Die insgesamt ca. 115-köpfige Funktel-Belegschaft, davon 75 vor Ort, sind in den letzten Jahren den Weg eines Sanierungstarifvertrags mitgegangen. „Unsere Kolleginnen und Kollegen sind dem Management in der Vergangenheit immer wieder entgegengekommen. Sie haben auf wesentliche Teile ihrer tarifvertraglichen Ansprüche verzichtet, um dem Betrieb wirtschaftlich auf die Beine zu helfen. Man kann sogar davon sprechen, dass die Mannschaft hier den Betrieb gerettet hat. Deshalb ist es umso übler, wenn die Herren Minderhout und Hennicke jetzt auf die Kooperation der eigenen Mitarbeiter pfeifen, um einfach durchzuregieren. Das werden wir so nicht zulassen“. erläutert Gröger.
Die Tarifflucht der Funktel GmbH ist nach dem Austritt aus dem Arbeitgeberverband zum 1. April 2020 wirksam geworden. Corona bedingt musste die IG Metall die Forderung nach einem Anerkennungstarifvertrag zur Metall- und Elektroindustrie Niedersachsen zunächst aussetzen. Seit Anfang Oktober hat die Auseinandersetzung an Fahrt aufgenommen. Auf den ersten Warnstreikaufruf der IG Metall Anfang Oktober reagierten die Geschäftsführer eine halbe Stunde vor der Arbeitsniederlegung mit der Androhung, die Fertigung und die Reparatur am Standort zu verlagern.
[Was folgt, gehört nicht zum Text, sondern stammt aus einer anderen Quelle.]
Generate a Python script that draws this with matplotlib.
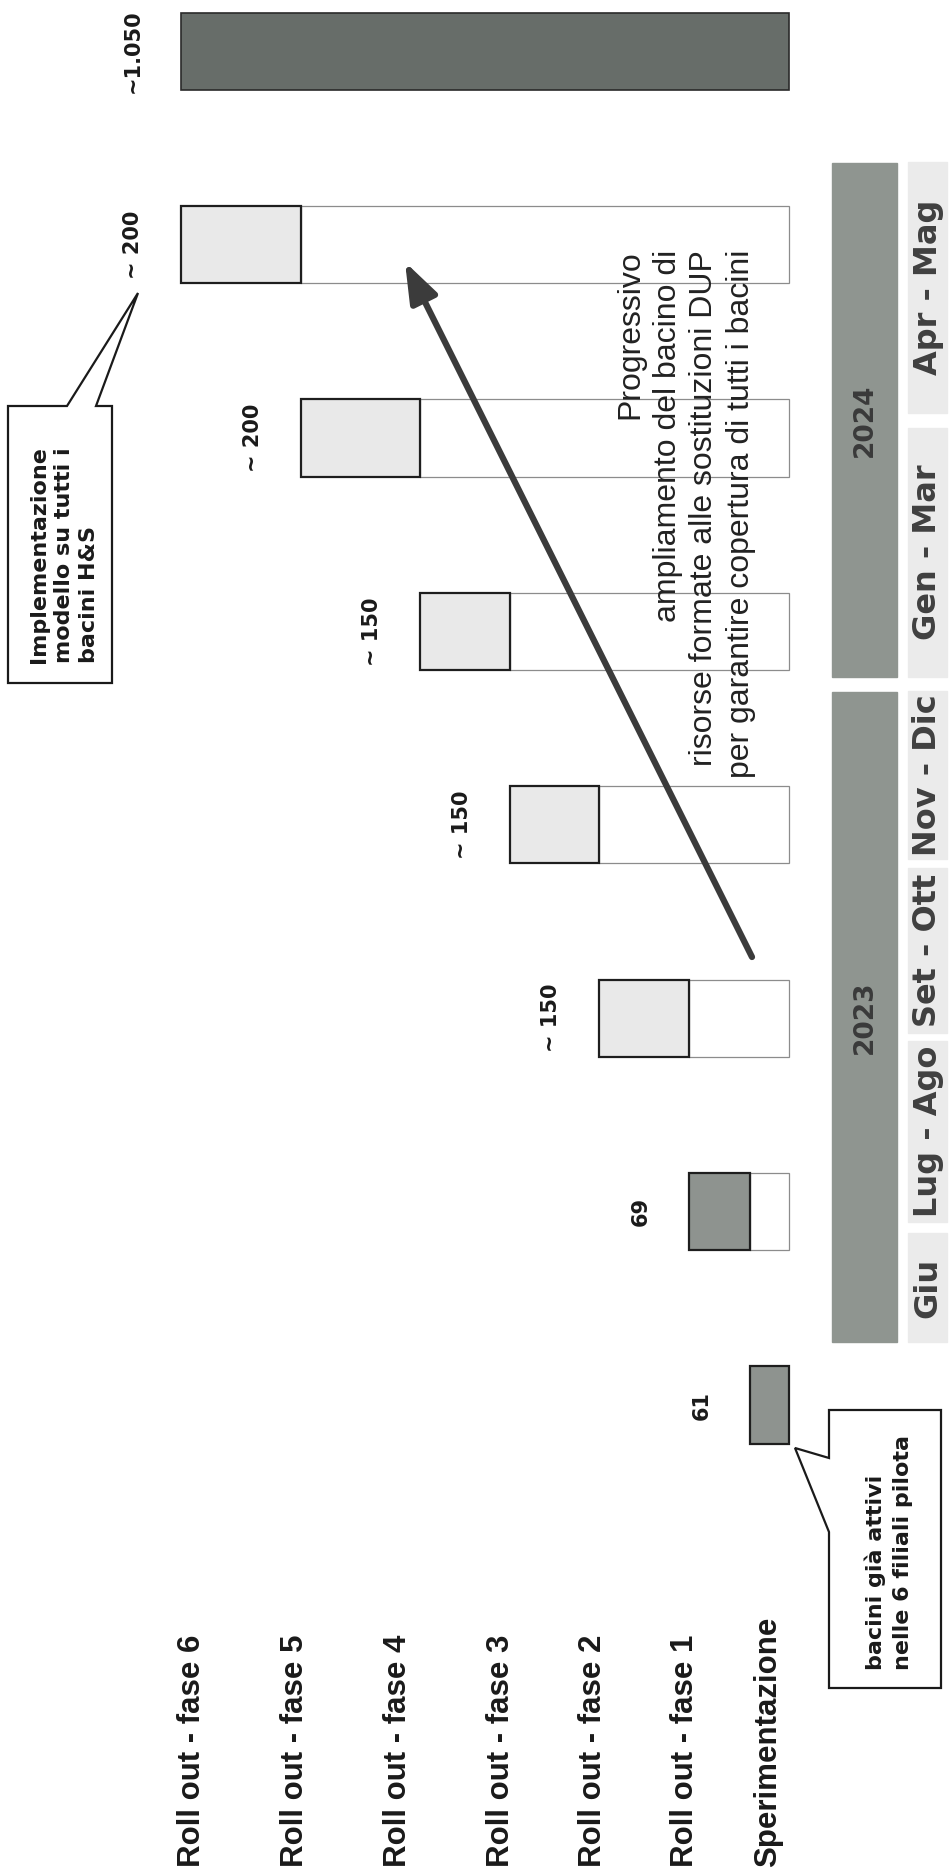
import matplotlib.pyplot as plt
from matplotlib.patches import Rectangle, Polygon
import numpy as np

# chart data (the page shows the chart turned on its side)
phases = ["Sperimentazione", "Roll out - fase 1", "Roll out - fase 2", "Roll out - fase 3",
          "Roll out - fase 4", "Roll out - fase 5", "Roll out - fase 6"]
increments = [65, 102, 150, 148, 150, 198, 200]      # bar lengths as drawn
value_labels = ["61", "69", "~ 150", "~ 150", "~ 150", "~ 200", "~ 200"]
total_label = "~1.050"
periods = ["Giu", "Lug - Ago", "Set - Ott", "Nov - Dic", "Gen - Mar", "Apr - Mag"]
years = ["2023", "2024"]
arrow_note = ("Progressivo\nampliamento del bacino di\n"
              "risorse formate alle sostituzioni DUP\nper garantire copertura di tutti i bacini")
note_top = "Implementazione\nmodello su tutti i\nbacini H&S"
note_bottom = "bacini già attivi\nnelle 6 filiali pilota"

# page layout in pixels
W, H = 952, 1876
base_px, unit_px = 789, 0.6          # value axis: zero line and pixels per unit
slot0_px, slot_px = 1405, 193.4      # time axis: first slot and slot spacing
label_x = [768, 685, 593, 501, 398, 295, 192]
period_spans = [(1233, 1342), (1041, 1222), (868, 1033), (691, 859), (428, 677), (162, 413)]
year_spans = [(692, 1342), (163, 677)]


def fx(px):
    return px / W


def fy(py):
    return 1 - py / H


def page_box(x0, y0, x1, y1, **kw):
    fig.add_artist(Rectangle((fx(x0), fy(y1)), (x1 - x0) / W, (y1 - y0) / H,
                             transform=fig.transFigure, **kw))


fig = plt.figure(figsize=(W / 100, H / 100), dpi=100)
ax = fig.add_axes([0, 0, 1, 1])
ax.axis('off')
ax.set_xlim(base_px / unit_px, (base_px - W) / unit_px)
ax.set_ylim((slot0_px - H) / slot_px, slot0_px / slot_px)

slots = np.arange(len(phases))
cum = np.concatenate([[0], np.cumsum(increments)[:-1]])
tops = cum + np.array(increments)

# waterfall columns
ax.barh(slots[1:], cum[1:], height=0.4, color='white', edgecolor='#8c8c8c', linewidth=0.9)
fills = ['#8e938f', '#8e938f'] + ['#e9e9e9'] * 5
ax.barh(slots, increments, left=cum, height=0.4, color=fills, edgecolor='#1e1e1e', linewidth=1.6)
ax.barh(len(phases), tops[-1], height=0.4, color='#676d69', edgecolor='#2a2a2a', linewidth=1.2)

for s, t, lab in zip(slots, tops, value_labels):
    ax.text(t + 80, s, lab, rotation=90, ha='center', va='center',
            fontsize=15, fontweight='bold', color='#1a1a1a')
ax.text(tops[-1] + 80, len(phases), total_label, rotation=90, ha='center', va='center',
        fontsize=15, fontweight='bold', color='#1a1a1a')

# row labels
for x, name in zip(label_x, phases):
    fig.text(fx(x), fy(1867), name, rotation=90, ha='center', va='bottom',
             fontsize=22.5, fontweight='bold', family='Liberation Sans', color='#1a1a1a')

# years and periods
for (y0, y1), yr in zip(year_spans, years):
    page_box(832, y0, 897, y1, color='#8f9590')
    fig.text(fx(864.5), fy((y0 + y1) / 2), yr, rotation=90, ha='center', va='center',
             fontsize=19, fontweight='bold', color='#3a3a3a')
for (y0, y1), p in zip(period_spans, periods):
    page_box(908, y0, 947, y1, color='#ebebeb')
    fig.text(fx(928), fy((y0 + y1) / 2), p, rotation=90, ha='center', va='center',
             fontsize=23, fontweight='bold', color='#404040')

# arrow and its note
ax.annotate('', xy=(fx(405), fy(262)), xytext=(fx(752), fy(957)), xycoords='figure fraction',
            arrowprops=dict(arrowstyle='-|>,head_length=1.1,head_width=0.4', lw=4.5,
                            color='#3b3b3b', mutation_scale=22, shrinkA=0, shrinkB=0))
fig.text(fx(686), fy(250), arrow_note, rotation=90, ha='center', va='top',
         multialignment='right', fontsize=23, linespacing=1.3,
         family='Liberation Sans', color='#222222')

# callouts
pts1 = [(8, 683), (8, 406), (67, 406), (138, 293), (96, 406), (112, 406), (112, 683)]
fig.add_artist(Polygon([(fx(a), fy(b)) for a, b in pts1], closed=True, transform=fig.transFigure,
                       facecolor='white', edgecolor='#1a1a1a', lw=1.6))
fig.text(fx(64), fy(663), note_top, rotation=90, ha='center', va='bottom',
         multialignment='left', fontsize=16, fontweight='bold', linespacing=1.3, color='#1a1a1a')

pts2 = [(829, 1410), (941, 1410), (941, 1688), (829, 1688), (829, 1532), (795, 1448), (829, 1458)]
fig.add_artist(Polygon([(fx(a), fy(b)) for a, b in pts2], closed=True, transform=fig.transFigure,
                       facecolor='white', edgecolor='#1a1a1a', lw=1.6))
fig.text(fx(889), fy(1670), note_bottom, rotation=90, ha='center', va='bottom',
         multialignment='left', fontsize=16, fontweight='bold', linespacing=1.45, color='#1a1a1a')

fig.savefig('out.png', dpi=100)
Nach dem hohen Zuspruch der Belegschaft, mit Warnstreiks der Forderung nach Tarifbindung Nachdruck zu verleihen, ist die Geschäftsführung umgeschwenkt. Statt mit Angst zu arbeiten, setzen sie nun auf ihre Überzeugungskraft. In Inforunden vor dem zweiten Warnstreik Mitte Oktober haben sie die Beschäftigten überzeugen wollen, warum es besser sei, ohne Tarifvertrag zu arbeiten. Mit dem dritten Warnstreik will die Belegschaft ihrer Geschäftsführung weiterhin verdeutlichen, wie ernst ihnen ihre Forderung nach der Tarifbindung ist.
"Die Entgeltforderung von 4 Prozent für 12 Monate ist gerecht, auch weil die Beschäftigten seit Anfang des Jahres schon keinen Pfennig mehr bekommen haben. Wir haben aber auch gesagt, dass wir uns vorstellen können, dass Teile unserer Tarifforderung für Maßnahmen der Beschäftigungssicherung Anwendung finden. Also: Man könnte zum Beispiel die Arbeitszeit für alle absenken, um alle Beschäftigten im Betrieb zu halten. Um derartige Lösungsvorschläge umzusetzen braucht es aber eine Geschäftsführung, die bereit ist, an den Verhandlungstisch zurückzukehren. Andernfalls machen wir Druck", sagt der IG Metall-Bezirksleiter abschließend.